Your task is to output the listing word for word, with pictures excluded.

• • •

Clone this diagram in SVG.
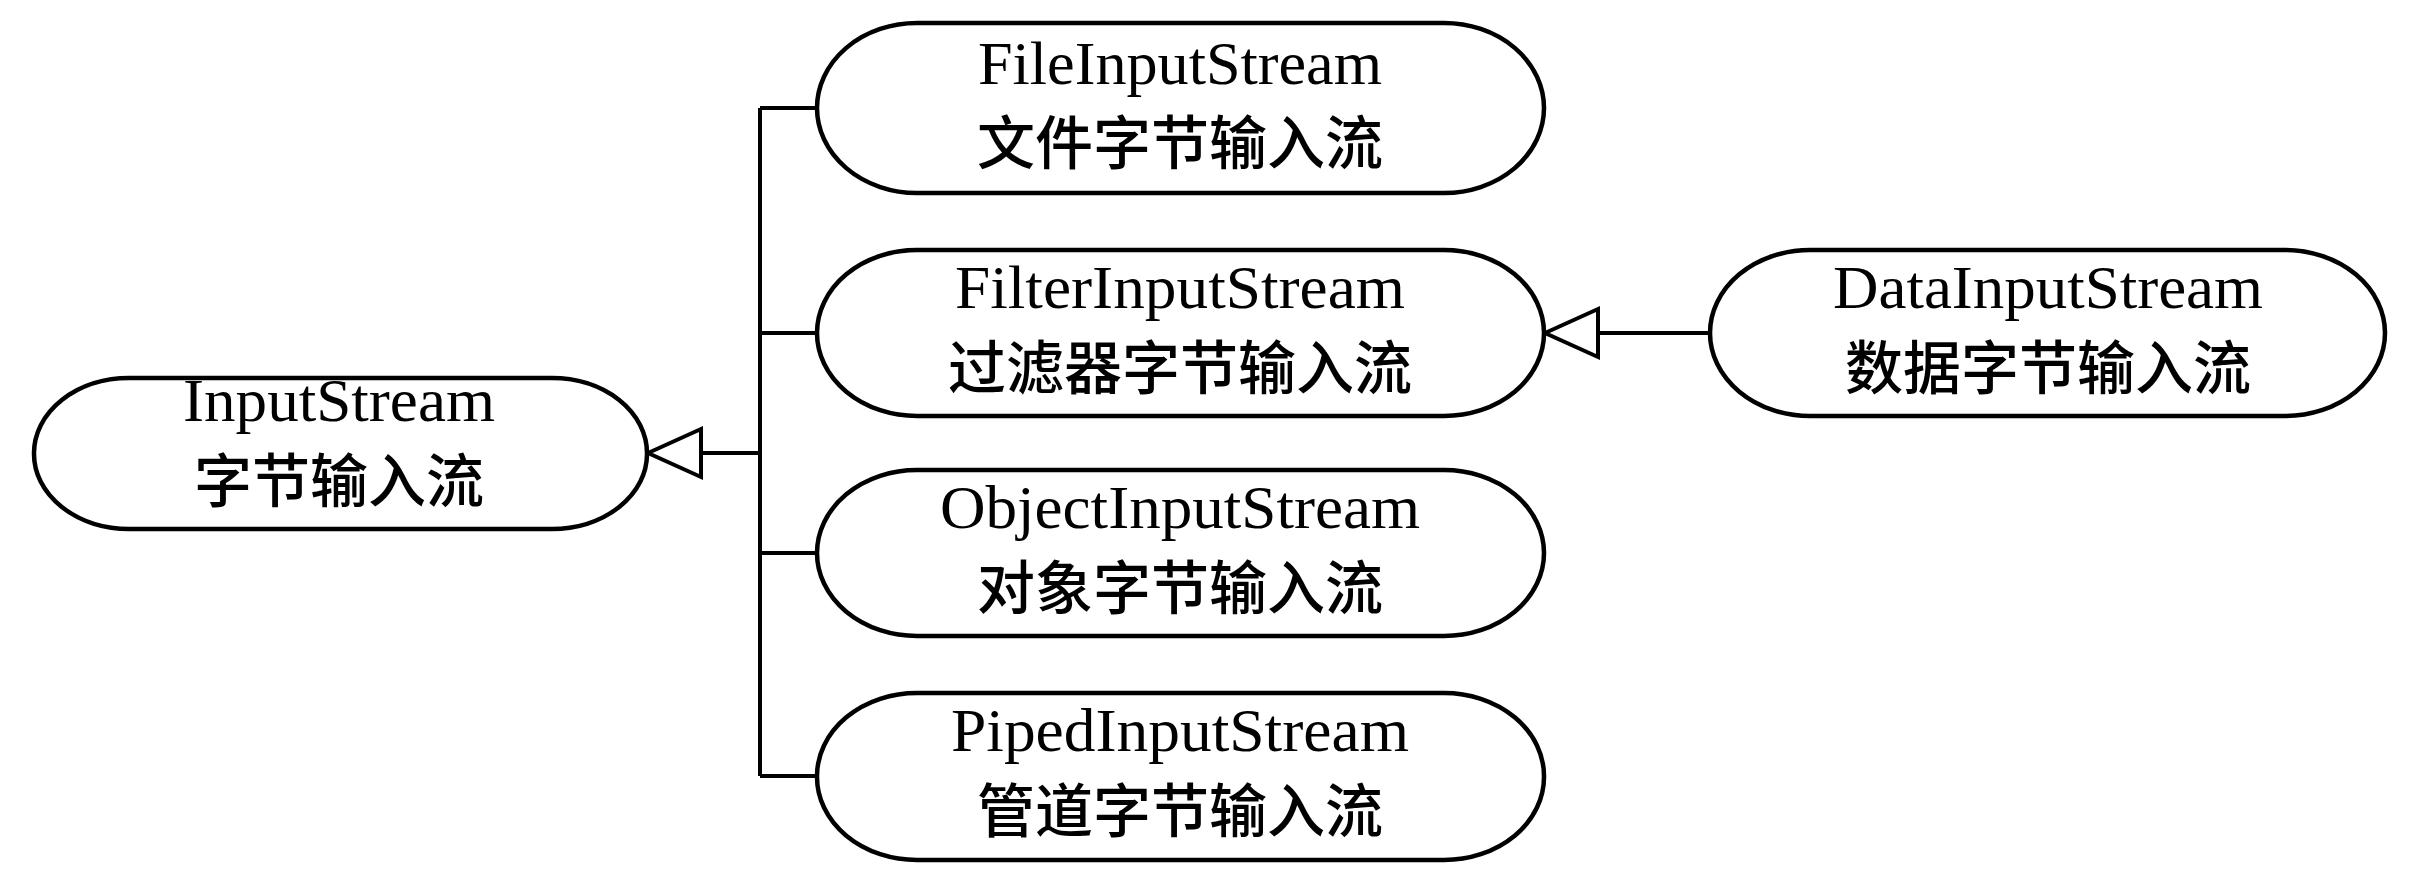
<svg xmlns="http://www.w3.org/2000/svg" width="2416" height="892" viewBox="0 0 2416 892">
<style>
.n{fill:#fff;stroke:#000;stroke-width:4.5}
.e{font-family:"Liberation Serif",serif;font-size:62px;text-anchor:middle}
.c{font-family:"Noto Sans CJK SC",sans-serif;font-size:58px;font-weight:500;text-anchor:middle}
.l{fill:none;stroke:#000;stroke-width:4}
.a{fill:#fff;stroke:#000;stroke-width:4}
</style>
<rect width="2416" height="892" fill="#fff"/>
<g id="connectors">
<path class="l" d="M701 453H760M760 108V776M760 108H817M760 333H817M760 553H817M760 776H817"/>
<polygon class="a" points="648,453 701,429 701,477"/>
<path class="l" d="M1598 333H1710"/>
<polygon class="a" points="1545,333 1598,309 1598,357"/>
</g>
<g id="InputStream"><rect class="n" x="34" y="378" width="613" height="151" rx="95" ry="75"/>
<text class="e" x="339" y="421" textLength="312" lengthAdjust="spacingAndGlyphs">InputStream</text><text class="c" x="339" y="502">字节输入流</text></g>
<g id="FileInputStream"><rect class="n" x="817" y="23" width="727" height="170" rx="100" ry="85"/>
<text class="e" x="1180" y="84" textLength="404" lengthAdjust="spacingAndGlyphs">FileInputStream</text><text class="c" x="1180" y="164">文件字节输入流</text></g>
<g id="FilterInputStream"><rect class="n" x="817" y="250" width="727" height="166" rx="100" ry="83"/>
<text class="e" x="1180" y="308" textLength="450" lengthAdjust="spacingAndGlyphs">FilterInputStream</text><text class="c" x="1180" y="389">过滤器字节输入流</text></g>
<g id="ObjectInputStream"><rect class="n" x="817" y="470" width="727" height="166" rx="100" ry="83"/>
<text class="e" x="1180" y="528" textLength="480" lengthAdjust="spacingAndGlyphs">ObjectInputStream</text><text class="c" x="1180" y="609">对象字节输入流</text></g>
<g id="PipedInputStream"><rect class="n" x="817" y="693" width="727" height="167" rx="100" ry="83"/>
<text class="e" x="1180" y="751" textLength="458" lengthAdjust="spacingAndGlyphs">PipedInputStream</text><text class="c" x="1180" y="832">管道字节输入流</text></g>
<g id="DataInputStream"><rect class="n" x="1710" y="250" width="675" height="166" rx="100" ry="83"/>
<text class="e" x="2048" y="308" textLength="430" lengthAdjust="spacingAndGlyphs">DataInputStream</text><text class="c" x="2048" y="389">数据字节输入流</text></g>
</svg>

• • •

§ Worked answer
Clone this diagram in SVG.
<svg xmlns="http://www.w3.org/2000/svg" width="2416" height="892" viewBox="0 0 2416 892">
<style>
.n{fill:#fff;stroke:#000;stroke-width:4.5}
.e{font-family:"Liberation Serif",serif;font-size:62px;text-anchor:middle}
.c{font-family:"Noto Sans CJK SC",sans-serif;font-size:58px;font-weight:500;text-anchor:middle}
.l{fill:none;stroke:#000;stroke-width:4}
.a{fill:#fff;stroke:#000;stroke-width:4}
</style>
<rect width="2416" height="892" fill="#fff"/>
<g id="connectors">
<path class="l" d="M701 453H760M760 108V776M760 108H817M760 333H817M760 553H817M760 776H817"/>
<polygon class="a" points="648,453 701,429 701,477"/>
<path class="l" d="M1598 333H1710"/>
<polygon class="a" points="1545,333 1598,309 1598,357"/>
</g>
<g id="InputStream"><rect class="n" x="34" y="378" width="613" height="151" rx="95" ry="75"/>
<text class="e" x="339" y="421" textLength="312" lengthAdjust="spacingAndGlyphs">InputStream</text><text class="c" x="339" y="502">字节输入流</text></g>
<g id="FileInputStream"><rect class="n" x="817" y="23" width="727" height="170" rx="100" ry="85"/>
<text class="e" x="1180" y="84" textLength="404" lengthAdjust="spacingAndGlyphs">FileInputStream</text><text class="c" x="1180" y="164">文件字节输入流</text></g>
<g id="FilterInputStream"><rect class="n" x="817" y="250" width="727" height="166" rx="100" ry="83"/>
<text class="e" x="1180" y="308" textLength="450" lengthAdjust="spacingAndGlyphs">FilterInputStream</text><text class="c" x="1180" y="389">过滤器字节输入流</text></g>
<g id="ObjectInputStream"><rect class="n" x="817" y="470" width="727" height="166" rx="100" ry="83"/>
<text class="e" x="1180" y="528" textLength="480" lengthAdjust="spacingAndGlyphs">ObjectInputStream</text><text class="c" x="1180" y="609">对象字节输入流</text></g>
<g id="PipedInputStream"><rect class="n" x="817" y="693" width="727" height="167" rx="100" ry="83"/>
<text class="e" x="1180" y="751" textLength="458" lengthAdjust="spacingAndGlyphs">PipedInputStream</text><text class="c" x="1180" y="832">管道字节输入流</text></g>
<g id="DataInputStream"><rect class="n" x="1710" y="250" width="675" height="166" rx="100" ry="83"/>
<text class="e" x="2048" y="308" textLength="430" lengthAdjust="spacingAndGlyphs">DataInputStream</text><text class="c" x="2048" y="389">数据字节输入流</text></g>
</svg>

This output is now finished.